My Ruminations are Fine, How are Yours?
May 04, 2023
I ruminate. A lot. One question has been swirling around in my mind for years. Is it our beliefs that give us our perspective on, well, everything? Do they make us who we are, and determine our path?
I believe so, pun intended. Culture and belief systems are embedded in us as children. As adults it is our choice to believe what we want, given that we are of a healthy mind.
As a child I was taught to believe in and pray to an invisible father god who put his son in the predicament of perpetually bleeding to death, while nailed to a cross. There was a holy ghost too, whoever that was. As far as I was concerned picturing the image was bad enough, but there were large sculptures of it displayed as the focal point in all catholic and most christian churches. I was also taught to never question authority. That didn’t sit too well with me. Especially since the bible stated; You shall not make carved images or any likeness of anything that is in heaven above or earth below, and; All worshipers of images are put to shame, who make their boast in worthless idols…
I’ve since learned that biblical stories were derived from ancient myths that were told or sung, vocally, thousands of years before the bible shared them in written form. The book is a collection of stories compiled over centuries by at least 40 monks. The Latin etymology of the word bible means Books, and to the Greeks the word meant The Books. Collective beliefs of humans made it a sanctified book. See what I’m saying?
A voracious reader, I've read many myths in my lifetime, including the bible. Its contradictions were blaring to me. I lied during my first confession, just so I had something to whisper to the priest the next time I had to kneel in that dark confessional, which held secrets I did not want to know, and bad breath. Catholicism taught me that I could do anything, and as long as I confessed, I was forgiven, and never guilty.

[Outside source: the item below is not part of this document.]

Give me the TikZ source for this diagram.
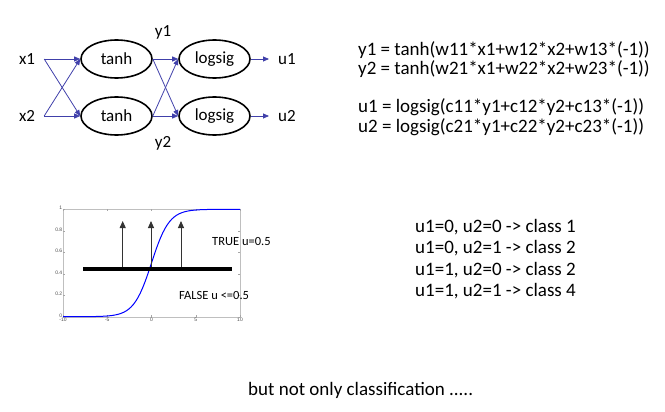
\documentclass[tikz,border=0pt]{standalone}
\usepackage{fontspec}
\setmainfont{Carlito}
\newfontfamily\tickfont{Liberation Sans}
\usetikzlibrary{arrows.meta,shapes.geometric}
\definecolor{netblue}{RGB}{64,64,170}

\begin{document}
\begin{tikzpicture}[x=1pt,y=-1pt,>={Triangle[length=6pt,width=5pt]},
    neuron/.style={draw,ellipse,line width=1.6pt,minimum width=71pt,minimum height=38pt,inner sep=0pt,font=\fontsize{17}{17}\selectfont},
    io/.style={inner sep=9pt,font=\fontsize{17}{17}\selectfont},
    wire/.style={->,draw=netblue,line width=0.8pt},
    eq/.style={anchor=base west,inner sep=0pt,font=\fontsize{19}{20}\selectfont},
    tick/.style={inner sep=0.6pt,text=black!70,font=\tickfont\fontsize{5}{5}\selectfont}]
  \useasboundingbox (0,0) rectangle (665,412);
  % network
  \node[io] (x1) at (27,59) {x1};
  \node[io] (x2) at (27,116) {x2};
  \node[neuron] (t1) at (116.5,59) {tanh};
  \node[neuron] (t2) at (116.5,116) {tanh};
  \node[neuron] (l1) at (214.5,59) {logsig};
  \node[neuron] (l2) at (214.5,116) {logsig};
  \node[io] (u1) at (287,59) {u1};
  \node[io] (u2) at (287,116) {u2};
  \node[io,anchor=base,inner sep=0pt] (y1) at (163,37) {y1};
  \node[io,anchor=base,inner sep=0pt] (y2) at (163,148) {y2};
  \foreach \a in {x1,x2}
    \foreach \b in {t1,t2}
      \draw[wire] (\a.east) -- (\b.west);
  \foreach \a in {t1,t2}
    \foreach \b in {l1,l2}
      \draw[wire] (\a.east) -- (\b.west);
  \draw[wire] (l1) -- (u1);
  \draw[wire] (l2) -- (u2);
  % equations
  \node[eq] (ey1) at (358,56) {y1 = tanh(w11*x1+w12*x2+w13*(-1))};
  \node[eq] (ey2) at (358,75) {y2 = tanh(w21*x1+w22*x2+w23*(-1))};
  \node[eq] (eu1) at (358,113) {u1 = logsig(c11*y1+c12*y2+c13*(-1))};
  \node[eq] (eu2) at (358,132) {u2 = logsig(c21*y1+c22*y2+c23*(-1))};
  \foreach \t [count=\i] in {{u1=0, u2=0 -> class 1},{u1=0, u2=1 -> class 2},
      {u1=1, u2=0 -> class 2},{u1=1, u2=1 -> class 4}}
    \node[eq] (cl\i) at (415,210.5+21.5*\i) {\t};
  % sigmoid panel
  \draw[black!25] (63,209) rectangle (240,316.7);
  \foreach \v [count=\i] in {-10,-5,0,5,10}{
    \draw[black!35] ({151.5+8.85*\v},316.7) -- ++(0,-2) ({151.5+8.85*\v},209) -- ++(0,2);
    \node[tick,anchor=north,inner sep=1.2pt] (xt\i) at ({151.5+8.85*\v},316.7) {\v};
  }
  \foreach \v [count=\i] in {0,0.2,0.4,0.6,0.8,1}{
    \draw[black!35] (63,{316.7-107.4*\v}) -- ++(2,0) (240,{316.7-107.4*\v}) -- ++(-2,0);
    \node[tick,anchor=east] (yt\i) at (63,{315.6-107.4*\v}) {\v};
  }
  \draw[blue,line width=1pt] plot[domain=-10:0,samples=40] ({151.5+8.85*\x},{316.7-107.4*exp(\x)/(1+exp(\x))})
    -- plot[domain=0:10,samples=40] ({151.5+8.85*\x},{316.7-107.4/(1+exp(-\x))});
  \draw[line width=4pt] (83,268.5) -- (232,268.5);
  \foreach \ax in {122.7,151,181}
    \draw[-{Triangle[length=7pt,width=6pt]},line width=0.9pt,black!80] (\ax,266.5) -- (\ax,221);
  \node[anchor=base west,inner sep=0pt,font=\fontsize{12.5}{13}\selectfont] (true) at (212,245) {TRUE u=0.5};
  \node[anchor=base west,inner sep=0pt,font=\fontsize{12.5}{13}\selectfont] (false) at (179,299) {FALSE u <=0.5};
  \node[eq] (note) at (248,395) {but not only classification .....};
\end{tikzpicture}
\end{document}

I was never molested by a priest. They favored boys, as has been proven repeatedly. For those who have suffered by their deceptions, I am so sorry.
I decided to leave the catholic religion when I was a teen. It was not my intention to hurt my mother so deeply with my decision, but I trusted my intuition more. She taught me that too.
I raised my children with teachings from the original source, prechristian ancient myths and fairytales, even making up some of my own. They did not need to feel like winners or losers, they needed to develop personal empowerment, and not be reliant on the judgements of others. Many of those stories taught the rule of treating others the way you wanted to be treated. That made perfect sense to me. It is repeated in the gospel of Matthew; In everything, do to others what you would have them do to you.
I was an adult and mother when I discovered a religion that rang truest to who I was. I was even ordained a priestess, but that damn Pecking Order rule made me disinterested in that community. Hierarchy is fine in math, where it belongs, and is condemnatory in any other place.
Nature is my religion. The forest is my church. I love to wander and wonder.
Lately, I've seen too many social media posts by people who blame others for whatever they feel caused them to be victims. I believe blame is the problem. I believe seeing ourselves as victims is the problem. I believe we are all equal and that there is no one better than another. In doing so, I find gratitude for all the experiences in my life.
I’ve had my share of emotional and physical pain. I’ve suffered from the selfishness of others, and witnessed horrors I will not tell of here. Yet, I don’t blame anyone. I’ve learned that I do not make a good victim, and that those who hurt me have yet to develop compassion, empathy, and love.
Knowing the choice was mine, I moved on. I am thankful because all of my experiences have led me to where I am today. I am like a flower in a storm.